The answer tip keeps suggesting "prynhaw", which seems like a bug to me.


Duolingo should also accept the various variants of the future of "mynd" that they themselves teach. They do accept "eith", but not "aiff". I have asked them to accept "aiff". I HOPE I'm right here (lol).


Why does 'gwaith' need the definite article?


I think this is idiomatic in Welsh in expressions like "i'r ysgol", "i'r eglwys", "i'r gwely". Maybe we should rather ask why the definite article is idiomatically omitted in English in the equivalent expressions. Someone please correct me if I am wrong. Or perhaps there is a better explanation.

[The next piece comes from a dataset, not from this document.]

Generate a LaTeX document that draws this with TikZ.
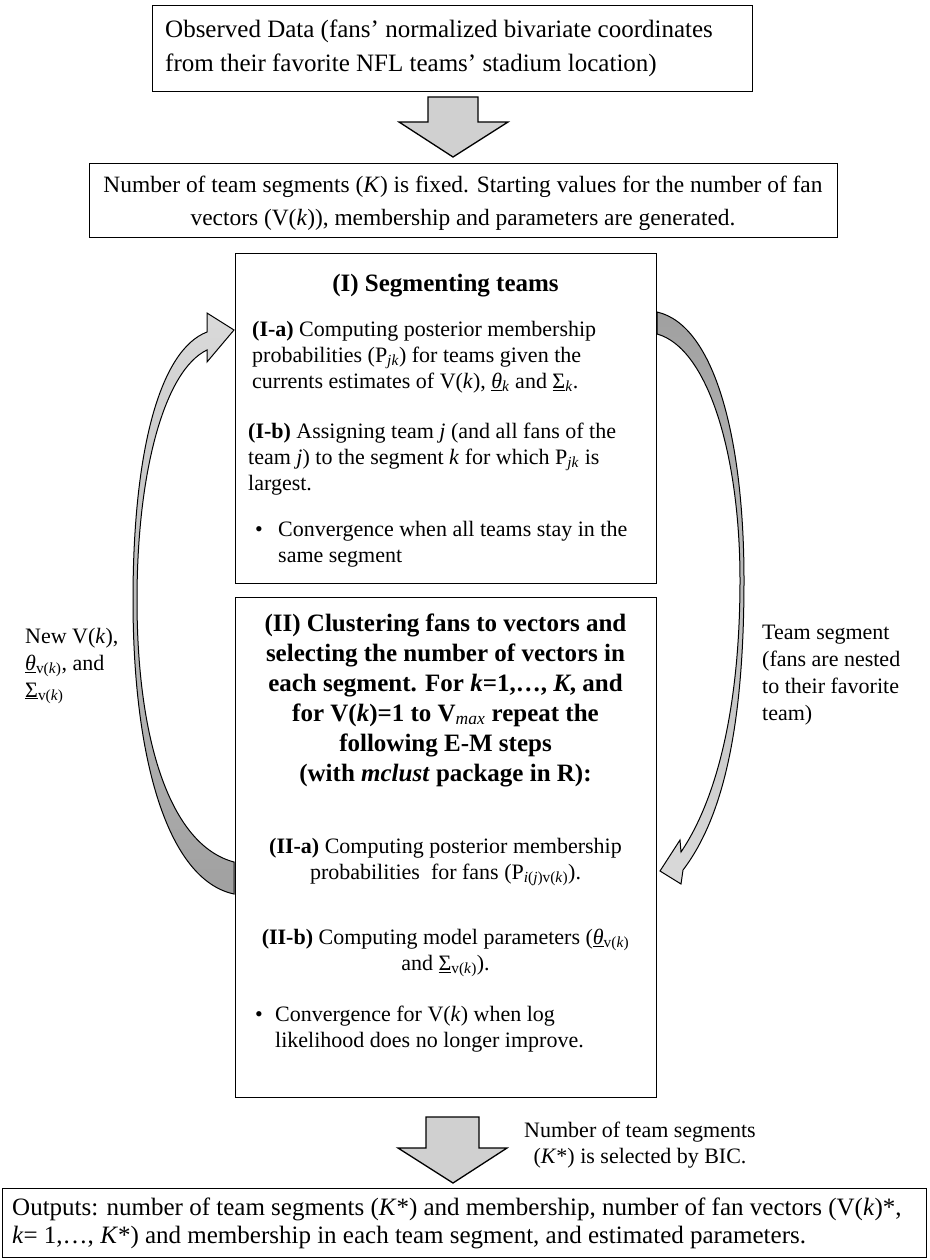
\documentclass[tikz,border=0pt]{standalone}
\usepackage{fontspec}
\setmainfont{Liberation Serif}
\usetikzlibrary{calc}
\definecolor{arrowfill}{RGB}{208,208,208}
\definecolor{curvelight}{RGB}{218,218,218}
\definecolor{curvedark}{RGB}{160,160,160}
\newcommand{\fBody}{\fontsize{22}{26}\selectfont}
\newcommand{\fTitle}{\fontsize{25}{30}\selectfont\bfseries}
\newcommand{\fTop}{\fontsize{25}{34}\selectfont}
\newcommand{\fMid}{\fontsize{23.4}{33}\selectfont}
\newcommand{\fOut}{\fontsize{25}{28}\selectfont}
\newcommand{\fLab}{\fontsize{22}{27}\selectfont}
\newcommand{\fBic}{\fontsize{22}{26}\selectfont}
\newcommand{\ks}{\textit{k}}
\begin{document}
\begin{tikzpicture}[x=1pt,y=-1pt,
  box/.style={draw=black, line width=1.3pt, fill=white, inner sep=0pt, anchor=north west},
  txt/.style={inner sep=0pt, anchor=north west, align=left},
  ctxt/.style={inner sep=0pt, anchor=north, align=center},
  blockarrow/.style={draw=black, line width=1.3pt, fill=arrowfill, line join=miter},
  curved/.style={draw=black, line width=1pt}]
\useasboundingbox (0,0) rectangle (929,1260);

% boxes
\node[box, minimum width=600, minimum height=86] (obs) at (152,5) {};
\node[box, minimum width=748, minimum height=74] (init) at (89,163) {};
\node[box, minimum width=421, minimum height=330] (seg) at (235,253) {};
\node[box, minimum width=421, minimum height=500] (clu) at (235,597) {};
\node[box, minimum width=924, minimum height=69] (out) at (2,1188) {};

% texts
\node[txt, font=\fTop] (obsT) at (165,14) {\strut Observed Data (fans’ normalized bivariate coordinates\\ from their favorite NFL teams’ stadium location)};
\node[ctxt, font=\fMid] (initT) at (463,169) {\strut Number of team segments (\textit{K}) is fixed. Starting values for the number of fan\\ vectors (V(\ks)), membership and parameters are generated.};

\node[ctxt, font=\fTitle] (segTitle) at (445.5,270) {\strut (I) Segmenting teams};
\node[txt, font=\fBody] (segA) at (252,318) {\strut\textbf{(I-a)} Computing posterior membership\\ probabilities (P\textsubscript{\textit{jk}}) for teams given the\\ currents estimates of V(\ks), \underline{\textit{θ}}\textsubscript{\textit{k}} and \underline{Σ}\textsubscript{\textit{k}}.};
\node[txt, font=\fBody] (segB) at (248,420) {\strut\textbf{(I-b)} Assigning team \textit{j} (and all fans of the\\ team \textit{j}) to the segment \ks{} for which P\textsubscript{\textit{jk}} is\\ largest.};
\node[txt, font=\fBody] (segBul) at (255,518) {\strut •};
\node[txt, font=\fBody] (segC) at (278,518) {\strut Convergence when all teams stay in the\\ same segment};

\node[ctxt, font=\fTitle] (cluTitle) at (445.5,610) {\strut (II) Clustering fans to vectors and\\ selecting the number of vectors in\\ each segment. For \ks=1,…, \textit{K}, and\\ for V(\ks)=1 to V\textsubscript{\normalfont\textit{max}} repeat the\\ following E-M steps\\ (with \textit{mclust} package in R):};
\node[ctxt, font=\fBody] (cluA) at (445.5,835) {\strut\textbf{(II-a)} Computing posterior membership\\ probabilities\ \ for fans (P\textsubscript{\textit{i}(\textit{j})v(\textit{k})}).};
\node[ctxt, font=\fBody] (cluB) at (445.5,926) {\strut\textbf{(II-b)} Computing model parameters (\underline{\textit{θ}}\textsubscript{v(\textit{k})}\\ and \underline{Σ}\textsubscript{v(\textit{k})}).};
\node[txt, font=\fBody] (cluBul) at (255,1003) {\strut •};
\node[txt, font=\fBody] (cluC) at (275,1003) {\strut Convergence for V(\ks) when log\\ likelihood does no longer improve.};

\node[txt, font=\fLab] (newV) at (25,624) {\strut New V(\ks),\\ \underline{\textit{θ}}\textsubscript{v(\textit{k})}, and\\ \underline{Σ}\textsubscript{v(\textit{k})}};
\node[txt, font=\fLab] (teamSeg) at (762,620) {\strut Team segment\\ (fans are nested\\ to their favorite\\ team)};
\node[ctxt, font=\fBic] (bic) at (640,1119) {\strut Number of team segments\\ (\textit{K}*) is selected by BIC.};
\node[txt, font=\fOut] (outT) at (12,1196) {\strut Outputs: number of team segments (\textit{K}*) and membership, number of fan vectors (V(\ks)*,\\ \ks= 1,…, \textit{K}*) and membership in each team segment, and estimated parameters.};

% block arrows
\draw[blockarrow] (428,97) -- (478,97) -- (478,122) -- (508,122) -- (453,157) -- (399,122) -- (428,122) -- cycle;
\draw[blockarrow] (426,1117) -- (479,1117) -- (479,1148) -- (507,1148) -- (453,1183) -- (398,1148) -- (426,1148) -- cycle;

% curved arrows
\shadedraw[curved, top color=curvelight, bottom color=curvedark]
  (234,862) .. controls (170,845) and (137,740) .. (137,600)
  .. controls (137,470) and (165,370) .. (207,350)
  -- (207,362) -- (234,330) -- (207,313) -- (207,332)
  .. controls (160,350) and (133,450) .. (133,600)
  .. controls (133,760) and (168,880) .. (234,894) -- cycle;
\shadedraw[curved, top color=curvedark, bottom color=curvelight]
  (657,312) .. controls (715,325) and (744,440) .. (744,580)
  .. controls (744,720) and (725,815) .. (683,870)
  -- (681,884) -- (660,871) -- (680,840) -- (681,852)
  .. controls (716,800) and (740,710) .. (740,580)
  .. controls (740,455) and (708,348) .. (657,334) -- cycle;
\end{tikzpicture}
\end{document}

Can I add a point here? After thinking a bit about it, I have the impression that, in cases where in English we omit the definite article, it is because the noun doesn't really mean a place, but rather an activity. This is obvious with "work" because the work in question could take place in all sorts of different places. We would say we are "going to bed" even if we sleep in a sleeping bag on the floor. We would say we are "going to chapel" if it is to worship, but "to the chapel" if we are going to clean the place! A hospital nurse would not say say "I went to hospital at seven o'clock this morning," but "to the hospital." I wonder if I am clarifying things or making them more obscure?


Indeed! We go "to the office" and "to the supermarket" and "to the post office" and "to the bank", so why not "to the work, to the school, to the bed"? Turns out some other languages (such as Welsh) do just that!

I agree that English is the one that needs to be explained here.

(And sometimes even English is inconsistent, e.g. UK "was taken to hospital" / US "was taken to the hospital".)


In my mind, because 'gwaith' is a VN here, it's not the same as a specific location such as 'office' or 'hobo convention'? Although I definitely see your point.


Is it a VN here? It seems to be the regular noun meaning "work, labour, act, deed, task, job; aid." to me ( http://www.geiriadur.ac.uk/gpc/gpc.html?gwaith )


Well, in my defense I was going saes>cymraeg so it's ambiguous. I read it as 'Sioned, the famous locomotive restorer, will continue work on the ongoing restoration of the Alcoa 553 tomorrow'


Should this not be brynhawn yfory since it's used as an adverb? Like how we use ddydd Sul as an adverb "on Sunday"?

I've been taught things like fore dydd Sul for "on Sunday morning".